CHL already held 85 per cent in ZTL, which manufactures and markets novel drug delivery system (NDDS) products in the areas of pain relief, hormones and cardiovascular therapy. CHL said in its BSE filing that the acquisition, which has provided an exit route to strategic and minority partner of ZTL, Shared Govil, was valued at $225,000 (roughly Rs 1.62 crore) for 15 per cent equity share capital, representing 7.5 million fully paid-up equity shares of Rs 10 each.
With a manufacturing plant in Ahmedabad, ZTL sells its products to the US. Cadila Healthcare also acquired 15 per cent common stock of another subsidiary, Zydus Noveltech Inc, USA (ZNI) for $25,000 (approximately Rs 18 lakh) in which it already held 35 per cent common stock.
ZNI too is engaged in the business of NDDS products mainly for the release of pain, hormones and cardiovascular therapeutic areas. While ZNI handles the regulatory aspects of products, it has a wholly-owned subsidiary, Hercon Pharmaceuticals LLC in the US, which manufactures and sells transdermal products.
The acquisition of ZTL comes at a time when its net worth as on September 30, 2019 is negative at Rs 40.72 crore and turnover for the period of six months ended on September 30, 2019 is Rs 9.93 crore.
Releasing its financial results for the second quarter ended September 30, Cadila Healthcare registered a 77 per cent fall in its consolidated profit before tax (PBT) at Rs 122.4 crore, from Rs 535 crore in the said quarter last year. This was after an exceptional item of an impairment charge of Rs 268 crore towards Levorphanol intangibles due to the entry of a new competitor. The company's consolidated total income in Q2 of FY20 was Rs 3,393 crore, up 13 per cent over Rs 2,991 crore in the same period last year as per its BSE filings.

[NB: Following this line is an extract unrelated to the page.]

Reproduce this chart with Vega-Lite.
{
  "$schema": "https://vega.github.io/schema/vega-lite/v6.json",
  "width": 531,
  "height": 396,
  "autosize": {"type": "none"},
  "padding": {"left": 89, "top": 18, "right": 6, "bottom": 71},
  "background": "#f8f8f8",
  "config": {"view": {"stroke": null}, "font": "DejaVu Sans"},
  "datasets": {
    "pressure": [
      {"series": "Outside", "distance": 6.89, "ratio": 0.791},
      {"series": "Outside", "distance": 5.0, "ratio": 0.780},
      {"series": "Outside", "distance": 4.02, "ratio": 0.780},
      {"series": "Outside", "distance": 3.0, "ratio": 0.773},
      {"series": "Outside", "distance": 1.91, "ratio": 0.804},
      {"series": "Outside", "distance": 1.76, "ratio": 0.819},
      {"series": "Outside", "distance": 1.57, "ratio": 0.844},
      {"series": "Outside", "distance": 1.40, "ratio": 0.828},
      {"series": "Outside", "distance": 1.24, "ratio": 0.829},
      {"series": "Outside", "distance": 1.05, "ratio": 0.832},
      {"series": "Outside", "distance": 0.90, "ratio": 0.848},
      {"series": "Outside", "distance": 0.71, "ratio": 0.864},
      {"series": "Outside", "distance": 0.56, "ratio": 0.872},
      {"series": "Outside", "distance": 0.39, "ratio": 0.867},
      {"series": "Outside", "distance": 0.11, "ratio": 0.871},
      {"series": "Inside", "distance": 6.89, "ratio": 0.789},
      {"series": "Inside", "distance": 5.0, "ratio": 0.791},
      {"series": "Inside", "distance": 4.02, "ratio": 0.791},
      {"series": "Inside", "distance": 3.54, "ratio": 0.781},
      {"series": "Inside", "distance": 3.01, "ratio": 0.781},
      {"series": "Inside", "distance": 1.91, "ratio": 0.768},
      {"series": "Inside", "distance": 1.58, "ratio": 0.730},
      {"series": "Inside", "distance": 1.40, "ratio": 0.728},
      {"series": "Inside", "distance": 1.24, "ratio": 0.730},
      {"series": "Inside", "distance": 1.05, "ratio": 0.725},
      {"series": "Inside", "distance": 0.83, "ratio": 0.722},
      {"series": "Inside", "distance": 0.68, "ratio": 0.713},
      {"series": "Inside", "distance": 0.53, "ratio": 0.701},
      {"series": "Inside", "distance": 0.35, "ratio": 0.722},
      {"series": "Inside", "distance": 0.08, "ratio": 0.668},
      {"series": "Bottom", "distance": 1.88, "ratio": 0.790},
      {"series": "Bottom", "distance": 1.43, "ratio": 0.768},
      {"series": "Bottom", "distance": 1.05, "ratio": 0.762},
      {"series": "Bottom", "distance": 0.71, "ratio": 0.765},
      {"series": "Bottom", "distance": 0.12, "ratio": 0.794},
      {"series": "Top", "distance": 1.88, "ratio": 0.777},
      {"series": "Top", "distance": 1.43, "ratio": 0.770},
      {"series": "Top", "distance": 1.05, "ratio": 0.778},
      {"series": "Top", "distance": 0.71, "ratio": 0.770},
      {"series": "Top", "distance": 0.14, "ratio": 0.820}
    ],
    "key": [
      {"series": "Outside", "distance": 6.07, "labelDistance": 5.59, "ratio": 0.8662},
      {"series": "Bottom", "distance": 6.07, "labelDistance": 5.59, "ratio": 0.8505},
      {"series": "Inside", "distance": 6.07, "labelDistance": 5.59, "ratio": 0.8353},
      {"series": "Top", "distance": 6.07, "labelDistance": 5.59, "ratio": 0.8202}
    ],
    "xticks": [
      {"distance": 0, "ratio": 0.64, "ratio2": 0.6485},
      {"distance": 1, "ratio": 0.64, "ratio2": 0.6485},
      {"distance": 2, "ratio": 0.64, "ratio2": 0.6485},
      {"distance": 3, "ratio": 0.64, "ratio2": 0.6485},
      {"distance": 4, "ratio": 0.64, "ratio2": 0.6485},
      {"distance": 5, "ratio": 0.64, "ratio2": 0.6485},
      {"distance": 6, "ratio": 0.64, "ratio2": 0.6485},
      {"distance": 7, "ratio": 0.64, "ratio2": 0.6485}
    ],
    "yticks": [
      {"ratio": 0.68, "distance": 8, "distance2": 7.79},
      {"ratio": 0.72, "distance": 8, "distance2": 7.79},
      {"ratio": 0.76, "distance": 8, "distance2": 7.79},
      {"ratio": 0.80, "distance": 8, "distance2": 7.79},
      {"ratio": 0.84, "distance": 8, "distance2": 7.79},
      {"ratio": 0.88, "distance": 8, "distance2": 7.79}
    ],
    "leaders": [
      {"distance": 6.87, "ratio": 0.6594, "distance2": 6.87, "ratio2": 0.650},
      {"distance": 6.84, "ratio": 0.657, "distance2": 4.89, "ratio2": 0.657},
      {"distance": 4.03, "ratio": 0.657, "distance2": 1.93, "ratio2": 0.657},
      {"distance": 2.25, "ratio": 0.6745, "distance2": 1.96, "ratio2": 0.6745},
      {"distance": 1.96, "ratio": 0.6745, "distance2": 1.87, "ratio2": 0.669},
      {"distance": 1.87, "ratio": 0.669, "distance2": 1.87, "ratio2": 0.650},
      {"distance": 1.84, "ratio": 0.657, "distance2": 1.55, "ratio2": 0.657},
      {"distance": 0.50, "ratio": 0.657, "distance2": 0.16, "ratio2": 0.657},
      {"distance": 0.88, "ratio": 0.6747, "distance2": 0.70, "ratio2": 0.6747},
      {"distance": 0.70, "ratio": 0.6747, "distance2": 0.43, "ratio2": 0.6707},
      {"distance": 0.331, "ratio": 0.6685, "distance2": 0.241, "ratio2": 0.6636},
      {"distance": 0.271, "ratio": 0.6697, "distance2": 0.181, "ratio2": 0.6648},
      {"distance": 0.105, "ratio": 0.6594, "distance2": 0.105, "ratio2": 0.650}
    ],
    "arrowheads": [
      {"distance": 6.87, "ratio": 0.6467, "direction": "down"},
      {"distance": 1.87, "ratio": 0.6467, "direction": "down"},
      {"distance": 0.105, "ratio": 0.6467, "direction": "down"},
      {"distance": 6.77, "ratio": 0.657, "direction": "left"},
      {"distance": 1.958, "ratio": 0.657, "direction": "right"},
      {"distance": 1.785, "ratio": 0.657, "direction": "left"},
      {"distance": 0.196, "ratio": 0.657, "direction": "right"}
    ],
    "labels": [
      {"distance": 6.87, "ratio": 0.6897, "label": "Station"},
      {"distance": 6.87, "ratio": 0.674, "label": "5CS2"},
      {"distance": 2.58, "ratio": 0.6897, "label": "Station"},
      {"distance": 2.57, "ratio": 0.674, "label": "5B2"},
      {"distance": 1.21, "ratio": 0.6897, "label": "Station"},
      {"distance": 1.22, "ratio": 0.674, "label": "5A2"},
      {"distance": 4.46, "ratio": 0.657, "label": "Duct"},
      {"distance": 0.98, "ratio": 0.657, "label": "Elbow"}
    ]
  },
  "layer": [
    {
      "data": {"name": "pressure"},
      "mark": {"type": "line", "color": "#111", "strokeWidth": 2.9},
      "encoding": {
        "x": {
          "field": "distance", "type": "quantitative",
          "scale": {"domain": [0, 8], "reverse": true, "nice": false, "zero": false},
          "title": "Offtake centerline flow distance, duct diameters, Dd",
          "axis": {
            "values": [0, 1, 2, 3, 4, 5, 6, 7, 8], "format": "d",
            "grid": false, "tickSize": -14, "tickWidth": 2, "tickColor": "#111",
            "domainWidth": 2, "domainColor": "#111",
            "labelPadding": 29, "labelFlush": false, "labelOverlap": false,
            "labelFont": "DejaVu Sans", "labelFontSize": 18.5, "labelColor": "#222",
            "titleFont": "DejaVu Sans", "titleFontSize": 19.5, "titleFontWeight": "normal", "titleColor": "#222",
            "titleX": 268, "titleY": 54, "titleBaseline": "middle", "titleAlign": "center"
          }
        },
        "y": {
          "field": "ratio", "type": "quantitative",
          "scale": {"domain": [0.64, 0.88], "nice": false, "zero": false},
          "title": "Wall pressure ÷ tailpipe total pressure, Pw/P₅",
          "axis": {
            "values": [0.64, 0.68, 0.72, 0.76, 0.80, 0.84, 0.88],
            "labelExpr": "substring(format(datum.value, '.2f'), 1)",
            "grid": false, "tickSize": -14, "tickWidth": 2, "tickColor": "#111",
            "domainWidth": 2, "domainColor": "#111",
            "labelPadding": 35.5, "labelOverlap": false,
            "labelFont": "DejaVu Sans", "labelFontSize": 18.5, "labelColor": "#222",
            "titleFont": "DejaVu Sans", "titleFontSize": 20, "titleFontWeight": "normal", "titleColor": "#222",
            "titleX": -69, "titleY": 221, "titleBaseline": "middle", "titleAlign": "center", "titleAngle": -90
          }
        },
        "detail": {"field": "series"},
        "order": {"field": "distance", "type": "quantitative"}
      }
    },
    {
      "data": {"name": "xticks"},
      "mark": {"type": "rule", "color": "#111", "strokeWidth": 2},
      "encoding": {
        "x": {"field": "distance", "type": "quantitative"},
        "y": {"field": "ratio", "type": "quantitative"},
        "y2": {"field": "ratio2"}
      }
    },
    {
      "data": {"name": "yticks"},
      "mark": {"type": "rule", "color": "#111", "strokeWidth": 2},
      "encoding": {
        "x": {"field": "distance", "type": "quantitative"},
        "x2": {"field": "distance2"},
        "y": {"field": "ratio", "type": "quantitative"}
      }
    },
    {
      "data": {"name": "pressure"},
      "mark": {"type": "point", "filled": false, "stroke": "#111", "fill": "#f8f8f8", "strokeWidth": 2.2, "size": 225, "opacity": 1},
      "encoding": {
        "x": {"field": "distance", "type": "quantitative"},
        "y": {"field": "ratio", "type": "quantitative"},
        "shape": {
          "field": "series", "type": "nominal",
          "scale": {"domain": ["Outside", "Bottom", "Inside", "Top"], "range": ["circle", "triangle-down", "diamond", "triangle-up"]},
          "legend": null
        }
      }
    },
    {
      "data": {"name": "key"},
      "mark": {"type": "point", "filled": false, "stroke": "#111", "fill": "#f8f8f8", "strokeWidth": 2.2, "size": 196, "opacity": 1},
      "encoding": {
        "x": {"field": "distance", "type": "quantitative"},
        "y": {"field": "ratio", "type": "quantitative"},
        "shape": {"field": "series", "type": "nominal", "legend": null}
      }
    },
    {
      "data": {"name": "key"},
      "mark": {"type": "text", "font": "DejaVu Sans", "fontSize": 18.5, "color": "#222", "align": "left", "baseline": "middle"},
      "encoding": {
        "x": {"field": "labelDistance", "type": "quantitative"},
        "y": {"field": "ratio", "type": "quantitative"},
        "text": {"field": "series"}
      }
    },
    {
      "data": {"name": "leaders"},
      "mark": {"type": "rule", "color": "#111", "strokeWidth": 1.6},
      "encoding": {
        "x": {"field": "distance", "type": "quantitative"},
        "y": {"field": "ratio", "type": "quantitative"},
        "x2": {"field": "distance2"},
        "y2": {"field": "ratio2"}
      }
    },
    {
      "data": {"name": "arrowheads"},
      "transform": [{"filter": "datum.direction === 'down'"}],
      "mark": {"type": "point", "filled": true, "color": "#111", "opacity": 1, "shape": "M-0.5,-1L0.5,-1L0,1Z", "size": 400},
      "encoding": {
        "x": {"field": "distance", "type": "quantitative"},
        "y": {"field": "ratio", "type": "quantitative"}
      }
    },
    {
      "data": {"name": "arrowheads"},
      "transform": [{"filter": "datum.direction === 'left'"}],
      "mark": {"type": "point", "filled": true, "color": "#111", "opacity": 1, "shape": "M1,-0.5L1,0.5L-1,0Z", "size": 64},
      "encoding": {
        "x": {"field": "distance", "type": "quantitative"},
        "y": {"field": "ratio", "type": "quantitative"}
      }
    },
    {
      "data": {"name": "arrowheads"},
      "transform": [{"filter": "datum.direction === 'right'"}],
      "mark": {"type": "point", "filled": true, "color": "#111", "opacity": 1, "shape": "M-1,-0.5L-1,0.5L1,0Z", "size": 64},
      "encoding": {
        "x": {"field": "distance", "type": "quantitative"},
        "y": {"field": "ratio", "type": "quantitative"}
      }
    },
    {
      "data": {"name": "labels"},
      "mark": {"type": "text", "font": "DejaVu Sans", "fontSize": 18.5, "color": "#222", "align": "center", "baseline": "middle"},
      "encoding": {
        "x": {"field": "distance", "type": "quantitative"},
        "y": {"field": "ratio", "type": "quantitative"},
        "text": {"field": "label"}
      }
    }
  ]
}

Growth in its business came on the back of a 24 per cent year-on-year (YoY) jump in Cadila Healthcare's India business. The company’s India business, which consists of human formulations, consumer wellness and animal health business, posted sales of Rs 1,430 crore in Q2FY20. The company's US business, on the other hand, grew by 10 per cent YoY to post sales of Rs 450 crore. In the emerging markets of Asia, Africa and Latin America, CHL's business grew by eight per cent.
In the second quarter of the current fiscal, the firm launched seven new products in the US, filed eight additional abbreviated new drug applications (ANDAs) with the USFDA and received six ANDA approvals during the quarter.

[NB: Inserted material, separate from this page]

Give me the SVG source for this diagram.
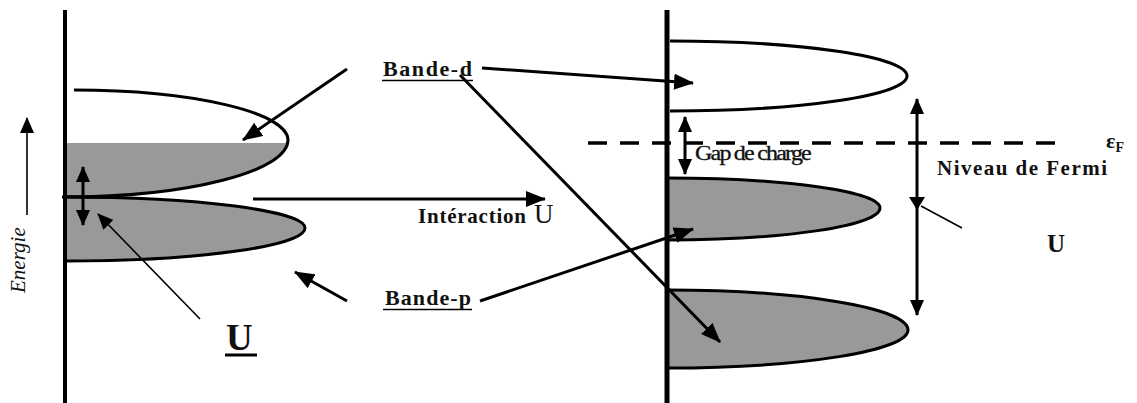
<svg xmlns="http://www.w3.org/2000/svg" width="1137" height="403" viewBox="0 0 1137 403">
<style>
.ax{stroke:#000;fill:none}
.band{stroke:#000;stroke-width:3;fill:none}
.gray{fill:#999;stroke:none}
.ln{stroke:#000;fill:none;stroke-width:3}
.thin{stroke:#000;fill:none;stroke-width:1.6}
.t{font-family:"Liberation Serif","Times New Roman",serif;fill:#111}
.b{font-weight:bold}
</style>
<defs>
<marker id="ah" markerUnits="userSpaceOnUse" markerWidth="20" markerHeight="16" refX="19" refY="8" orient="auto-start-reverse">
<path d="M0,0 L20,8 L0,16 z" fill="#000"/>
</marker>
<marker id="ahs" markerUnits="userSpaceOnUse" markerWidth="16" markerHeight="14" refX="15" refY="7" orient="auto-start-reverse">
<path d="M0,0 L16,7 L0,14 z" fill="#000"/>
</marker>
<clipPath id="below143"><rect x="60" y="143" width="260" height="60"/></clipPath>
</defs>

<g id="energie-axis">
<line class="thin" x1="27" y1="215" x2="27" y2="118" marker-end="url(#ahs)"/>
<text class="t" font-style="italic" font-size="21" fill="#2b2b45" transform="translate(25,293) rotate(-90)">Energie</text>
</g>

<g id="left-system">
<g id="left-band-d">
<path class="gray" clip-path="url(#below143)" d="M65,140 L288,140 A223,57 0 0 1 65,197 Z"/>
<path class="band" d="M74,90 A214,50 0 0 1 288,140 A223,57 0 0 1 65,197"/>
</g>
<g id="left-band-p">
<path class="gray" d="M65,197 A240,31 0 0 1 305,228 A240,33 0 0 1 65,261 Z"/>
<path class="band" d="M65,197 A240,31 0 0 1 305,228 A240,33 0 0 1 65,261"/>
<line class="band" x1="62" y1="197" x2="110" y2="197"/>
</g>
<line id="left-axis" class="ax" stroke-width="4" x1="65" y1="10" x2="65" y2="403"/>
</g>

<g id="right-system">
<g id="right-band-d">
<path class="band" d="M670,41 A237,35 0 0 1 907,76 A237,35 0 0 1 670,111"/>
</g>
<g id="right-band-mid">
<path class="gray" d="M667,178 A213,30 0 0 1 880,208 A213,32 0 0 1 667,240 Z"/>
<path class="band" d="M667,178 A213,30 0 0 1 880,208 A213,32 0 0 1 667,240"/>
</g>
<g id="right-band-low">
<path class="gray" d="M667,290 A241,40 0 0 1 908,330 A241,38 0 0 1 667,368 Z"/>
<path class="band" d="M667,290 A241,40 0 0 1 908,330 A241,38 0 0 1 667,368"/>
</g>
<line id="fermi-level" stroke="#000" stroke-width="3.5" stroke-dasharray="19 13" x1="588" y1="143" x2="1067" y2="143"/>
<line id="right-axis" class="ax" stroke-width="5" x1="667" y1="10" x2="667" y2="403"/>
</g>

<g id="connectors">
<line class="ln" stroke-width="2.5" x1="83" y1="184" x2="83" y2="167" marker-end="url(#ahs)"/>
<line class="ln" stroke-width="2.5" x1="83" y1="184" x2="83" y2="225" marker-end="url(#ahs)"/>
<line class="ln" x1="253" y1="199" x2="545" y2="199" marker-end="url(#ah)"/>
<line class="ln" stroke-width="2.6" x1="347" y1="69" x2="243" y2="140" marker-end="url(#ah)"/>
<line class="thin" x1="200" y1="319" x2="98" y2="214" marker-end="url(#ahs)"/>
<line class="ln" stroke-width="2.6" x1="482" y1="68" x2="693" y2="83" marker-end="url(#ah)"/>
<line class="ln" x1="460" y1="75" x2="720" y2="342" marker-end="url(#ah)"/>
<line class="ln" x1="347" y1="301" x2="295" y2="272" marker-end="url(#ah)"/>
<line class="ln" stroke-width="2.6" x1="480" y1="301" x2="693" y2="229" marker-end="url(#ah)"/>
<line class="ln" stroke-width="2.5" x1="685" y1="145" x2="685" y2="117" marker-end="url(#ahs)"/>
<line class="ln" stroke-width="2.5" x1="685" y1="145" x2="685" y2="174" marker-end="url(#ahs)"/>
<line class="ln" stroke-width="2.5" x1="917" y1="99" x2="917" y2="315" marker-start="url(#ahs)" marker-end="url(#ahs)"/>
<path d="M909,197 L925,197 L917,210 z" fill="#000"/>
<line class="thin" x1="962" y1="228" x2="921" y2="206"/>
</g>

<g id="labels">
<text class="t b" x="383" y="76" font-size="22" textLength="89" lengthAdjust="spacing">Bande-d</text>
<line stroke="#000" stroke-width="1.6" x1="382" y1="80.5" x2="473" y2="80.5"/>
<text class="t b" x="385" y="305" font-size="22" textLength="86" lengthAdjust="spacing">Bande-p</text>
<line stroke="#000" stroke-width="1.6" x1="383" y1="309.5" x2="472" y2="309.5"/>
<text class="t b" x="418" y="223" font-size="21" textLength="108" lengthAdjust="spacing">Intéraction</text>
<text class="t" x="534" y="223" font-size="27">U</text>
<text class="t b" x="226" y="350" font-size="37">U</text>
<line stroke="#000" stroke-width="3" x1="225" y1="355" x2="257" y2="355"/>
<text class="t" x="695" y="160" font-size="20" textLength="115" lengthAdjust="spacingAndGlyphs" letter-spacing="-1.5" stroke="#111" stroke-width="0.3">Gap de charge</text>
<text class="t b" x="937" y="175" font-size="21" textLength="170" lengthAdjust="spacing">Niveau de Fermi</text>
<text class="t b" x="1106" y="148" font-size="22">ε<tspan font-size="14" dy="4">F</tspan></text>
<text class="t b" x="1047" y="252" font-size="25">U</text>
</g>
</svg>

On the research front, CHL completed the second phase of EVIDENCES IV, a set of clinical trials of Saroglitazar Magnesium in patients with non-alcoholic fatty liver disease (NAFLD) and non-alcoholic steatohepatitis (NASH). Now, the company has also initiated patient enrolment for EVIDENCES VII Phase II clinical trials for evaluating the effect of Saroglitazar Magnesium in the treatment of NAFLD in women with polycystic ovary syndrome (PCOS) during the quarter. The patients are being recruited across multiple clinical sites in the US and Mexico, it stated.
On the vaccine research front, CHL received marketing authorization in India from the Drug Controller General of India (DCGI) for measles and rubella vaccine during the quarter, apart from authorization for rabies vaccine TwinrabTM (RabiMabs). The novel biologic which is a first-of-its-kind next-generation therapy, is indicated in combination with rabies vaccine for rabies post-exposure prophylaxis. The US drug regulator has granted an orphan drug status to this candidate.
Meanwhile, in a setback, the company's Moraiya plant which covers significant US sales was issued a warning letter recently by USFDA which CHL insisted does not affect its current operations.